RI 7521 A New Internal Oxidation Process For Strengthening Tungsten

Tungsten alloys with high-temperature strength properties, comparable to the best of alloys recently developed by others, were produced by a new process called here the oxyreaction process. The process involved additions of a powder of a reactive metal compound, ZrN, ZrW2, or HfW2, to a base metal powder, tungsten, which contained some oxygen. The powders were blended, compacted, sintered, and extruded. During sintering, diffusion and internal oxidation occurred to produce reactive-metal oxide particles and solid solutions. A dispersion of oxide particles could be precipitated by heat treating.

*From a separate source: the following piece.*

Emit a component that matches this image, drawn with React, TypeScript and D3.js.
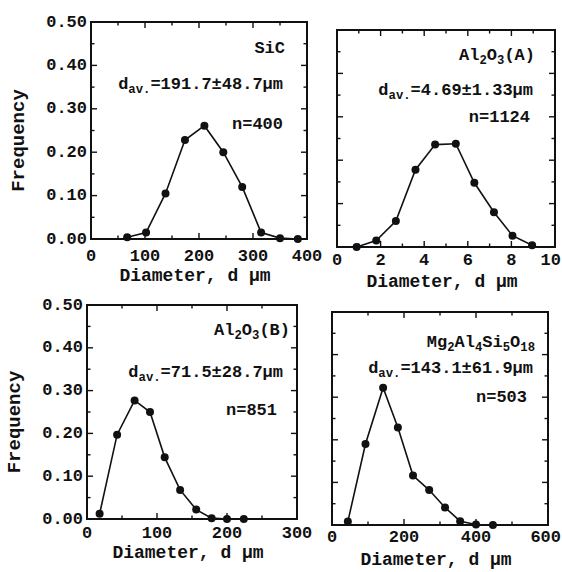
import React from 'react';
import * as d3 from 'd3';

// ---- data ----
const sicX = [67, 102, 138, 174, 210, 245, 280, 315, 350, 383];
const sicY = [0.004, 0.015, 0.105, 0.228, 0.261, 0.2, 0.12, 0.015, 0.002, 0.0];
const alAX = [0.9, 1.8, 2.7, 3.6, 4.5, 5.45, 6.3, 7.2, 8.05, 8.95];
const alAY = [0.0, 0.015, 0.06, 0.178, 0.236, 0.238, 0.148, 0.08, 0.026, 0.004];
const alBX = [18, 43, 68, 90, 111, 133, 156, 178, 200, 224];
const alBY = [0.012, 0.197, 0.277, 0.25, 0.144, 0.068, 0.022, 0.002, 0.0, 0.0];
const mgX = [44, 93, 142, 183, 225, 270, 314, 356, 400, 447];
const mgY = [0.008, 0.19, 0.322, 0.229, 0.116, 0.082, 0.041, 0.009, 0.001, 0.0];

const yTicks = [0, 0.1, 0.2, 0.3, 0.4, 0.5];
const yTickLabels = ['0.00', '0.10', '0.20', '0.30', '0.40', '0.50'];
const sicXTicks = [0, 100, 200, 300, 400];
const alAXTicks = [0, 2, 4, 6, 8, 10];
const alBXTicks = [0, 100, 200, 300];
const mgXTicks = [0, 200, 400, 600];

const xTitle = 'Diameter, d \u03bcm';
const yTitle = 'Frequency';

const FONT = '"Liberation Mono", "Courier New", monospace';
const W = 562;

type Seg = { t: string; sub?: boolean };

type PanelCfg = {
  box: [number, number, number, number]; // x0, x1, yTop, yBottom
  xs: number[];
  ys: number[];
  xTicks: number[];
  xMinorStep: number;
  showY: boolean;
  xLabelDy: number;
  xTitleDy: number;
  title: Seg[];
  dav: Seg[];
  n: string;
  insetY: [number, number, number];
  insetRight: [number, number, number];
};

const davSegs = (v: string): Seg[] => [{ t: 'd' }, { t: 'av.', sub: true }, { t: '=' + v }];

const panels: PanelCfg[] = [
  {
    box: [91, 307, 22, 239], xs: sicX, ys: sicY, xTicks: sicXTicks, xMinorStep: 50, showY: true,
    xLabelDy: 17, xTitleDy: 37,
    title: [{ t: 'SiC' }], dav: davSegs('191.7\u00b148.7\u03bcm'), n: 'n=400',
    insetY: [48, 84, 124], insetRight: [285, 283, 283],
  },
  {
    box: [337, 555, 30, 247], xs: alAX, ys: alAY, xTicks: alAXTicks, xMinorStep: 1, showY: false,
    xLabelDy: 13, xTitleDy: 35,
    title: [{ t: 'Al' }, { t: '2', sub: true }, { t: 'O' }, { t: '3', sub: true }, { t: '(A)' }],
    dav: davSegs('4.69\u00b11.33\u03bcm'), n: 'n=1124',
    insetY: [55, 90, 117], insetRight: [535, 533, 530],
  },
  {
    box: [87, 297, 305, 519], xs: alBX, ys: alBY, xTicks: alBXTicks, xMinorStep: 50, showY: true,
    xLabelDy: 14, xTitleDy: 34,
    title: [{ t: 'Al' }, { t: '2', sub: true }, { t: 'O' }, { t: '3', sub: true }, { t: '(B)' }],
    dav: davSegs('71.5\u00b128.7\u03bcm'), n: 'n=851',
    insetY: [330, 372, 410], insetRight: [290, 283, 277],
  },
  {
    box: [332, 548, 312, 525], xs: mgX, ys: mgY, xTicks: mgXTicks, xMinorStep: 100, showY: false,
    xLabelDy: 12, xTitleDy: 35,
    title: [{ t: 'Mg' }, { t: '2', sub: true }, { t: 'Al' }, { t: '4', sub: true }, { t: 'Si' }, { t: '5', sub: true }, { t: 'O' }, { t: '18', sub: true }],
    dav: davSegs('143.1\u00b161.9\u03bcm'), n: 'n=503',
    insetY: [342, 368, 397], insetRight: [535, 533, 527],
  },
];

function RichText({ segs, x, y, size }: { segs: Seg[]; x: number; y: number; size: number }) {
  return (
    <text x={x} y={y} textAnchor="end" fontFamily={FONT} fontWeight="bold" fontSize={size} dominantBaseline="central" fill="#111">
      {segs.map((s, i) => {
        const prevSub = i > 0 && segs[i - 1].sub;
        let dy = 0;
        if (s.sub && !prevSub) dy = 6;
        if (!s.sub && prevSub) dy = -6;
        return (
          <tspan key={i} dy={dy} fontSize={s.sub ? size * 0.72 : size}>
            {s.t}
          </tspan>
        );
      })}
    </text>
  );
}

function Panel({ cfg }: { cfg: PanelCfg }) {
  const [x0, x1, yT, yB] = cfg.box;
  const xMax = cfg.xTicks[cfg.xTicks.length - 1];
  const xs = d3.scaleLinear().domain([0, xMax]).range([x0, x1]);
  const ys = d3.scaleLinear().domain([0, 0.5]).range([yB, yT]);
  const pts = cfg.xs.map((x, i) => [x, cfg.ys[i]] as [number, number]);
  const line = d3.line<[number, number]>().x(d => xs(d[0])).y(d => ys(d[1]));
  const xMinor = d3.range(0, xMax + 1e-9, cfg.xMinorStep).filter(v => !cfg.xTicks.some(t => Math.abs(t - v) < 1e-9));
  const yMinor = d3.range(0.05, 0.5, 0.1);
  const majL = 6, minL = 3.5;
  const tickStroke = { stroke: '#111', strokeWidth: 1.4 };
  const tickFs = 17;
  return (
    <g>
      {/* ticks */}
      {cfg.xTicks.slice(1, -1).map((t, i) => (
        <g key={'xm' + i}>
          <line x1={xs(t)} x2={xs(t)} y1={yB} y2={yB - majL} {...tickStroke} />
          <line x1={xs(t)} x2={xs(t)} y1={yT} y2={yT + majL} {...tickStroke} />
        </g>
      ))}
      {xMinor.map((t, i) => (
        <g key={'xn' + i}>
          <line x1={xs(t)} x2={xs(t)} y1={yB} y2={yB - minL} {...tickStroke} />
          <line x1={xs(t)} x2={xs(t)} y1={yT} y2={yT + minL} {...tickStroke} />
        </g>
      ))}
      {yTicks.slice(1, -1).map((t, i) => (
        <g key={'ym' + i}>
          <line x1={x0} x2={x0 + majL} y1={ys(t)} y2={ys(t)} {...tickStroke} />
          <line x1={x1} x2={x1 - majL} y1={ys(t)} y2={ys(t)} {...tickStroke} />
        </g>
      ))}
      {yMinor.map((t, i) => (
        <g key={'yn' + i}>
          <line x1={x0} x2={x0 + minL} y1={ys(t)} y2={ys(t)} {...tickStroke} />
          <line x1={x1} x2={x1 - minL} y1={ys(t)} y2={ys(t)} {...tickStroke} />
        </g>
      ))}
      <rect x={x0} y={yT} width={x1 - x0} height={yB - yT} fill="none" stroke="#111" strokeWidth={2} />
      {/* data */}
      <path d={line(pts) || ''} fill="none" stroke="#111" strokeWidth={1.6} />
      {pts.map((p, i) => (
        <circle key={i} cx={xs(p[0])} cy={ys(p[1])} r={4} fill="#111" />
      ))}
      {/* tick labels */}
      {cfg.xTicks.map((t, i) => {
        const s = String(t);
        const half = s.length * tickFs * 0.3;
        const cx = Math.min(xs(t), W - 1 - half);
        return (
          <text key={'xl' + i} x={cx} y={yB + cfg.xLabelDy} textAnchor="middle" dominantBaseline="central"
            fontFamily={FONT} fontWeight="bold" fontSize={tickFs} fill="#111">{s}</text>
        );
      })}
      {cfg.showY && yTicks.map((t, i) => (
        <text key={'yl' + i} x={x0 - 4} y={ys(t)} textAnchor="end" dominantBaseline="central"
          fontFamily={FONT} fontWeight="bold" fontSize={tickFs} fill="#111">{yTickLabels[i]}</text>
      ))}
      {/* titles */}
      <text x={(x0 + x1) / 2 - 4} y={yB + cfg.xTitleDy} textAnchor="middle" dominantBaseline="central"
        fontFamily={FONT} fontWeight="bold" fontSize={18} fill="#111">{xTitle}</text>
      {cfg.showY && (
        <text transform={`translate(${x0 - 72},${(yT + yB) / 2 + 10}) rotate(-90)`} textAnchor="middle" dominantBaseline="central"
          fontFamily={FONT} fontWeight="bold" fontSize={19} fill="#111">{yTitle}</text>
      )}
      {/* inset */}
      <RichText segs={cfg.title} x={cfg.insetRight[0]} y={cfg.insetY[0]} size={17} />
      <RichText segs={cfg.dav} x={cfg.insetRight[1]} y={cfg.insetY[1]} size={17} />
      <RichText segs={[{ t: cfg.n }]} x={cfg.insetRight[2]} y={cfg.insetY[2]} size={17} />
    </g>
  );
}

export default function App() {
  return (
    <svg width={562} height={572} style={{ position: 'absolute', left: 0, top: 0, background: '#fff' }}>
      <rect width={562} height={572} fill="#fff" />
      {panels.map((p, i) => <Panel key={i} cfg={p} />)}
    </svg>
  );
}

The oxyreaction process circumvents many of the agglomerating and coarsening problems encountered in the current methods for dispersing a stable oxide in a metal. Oxyreaction strengthening results from solid-solution strengthening and from dispersion strengthening produced by the reactive metal and its oxides. At a test temperature of 1,650° C, the alloys prepared from WW, had tensile strengths up to 70,000 psi and stress-rupture lives up to 142 hr at 10,000 psi stress; the alloys prepared from ZrN powders had tensile strengths up to 80,000 psi and stress-rupture lives up to 27 hr at 10,000 psi stress. Tensile strengthening in the alloys was attributed to Zr in solid solution or to Zr-O-W structures too small to be observed in an electron microscope replica. Stress-rupture life was attributed to a dispersion of submicron Zr02 particles which precipitated and grew to 0.05-to 0.2-micron size during the test. Tensile strengthening and stress-rupture life were dependent upon both the zirconium and oxygen contents with the maximum occurring at roughly 0.9 atomic pot Zr and 0.9 atomic pot 0. Studies of the details of the oxyreaction process were made on the W-ZrW2 alloys and three general steps were determined: (1) The reaction of 0 in tungsten powder with ZrW2 to form relatively large Zr02 particles; (2) the dissolution of remaining ZrW2 into the W matrix and partial internal oxidation to form ultrafine but sparse zirconium oxide particles and possibly to establish Zr-O-W structures; (3) the development of ultrafine Zr02 particles during high-temperature aging.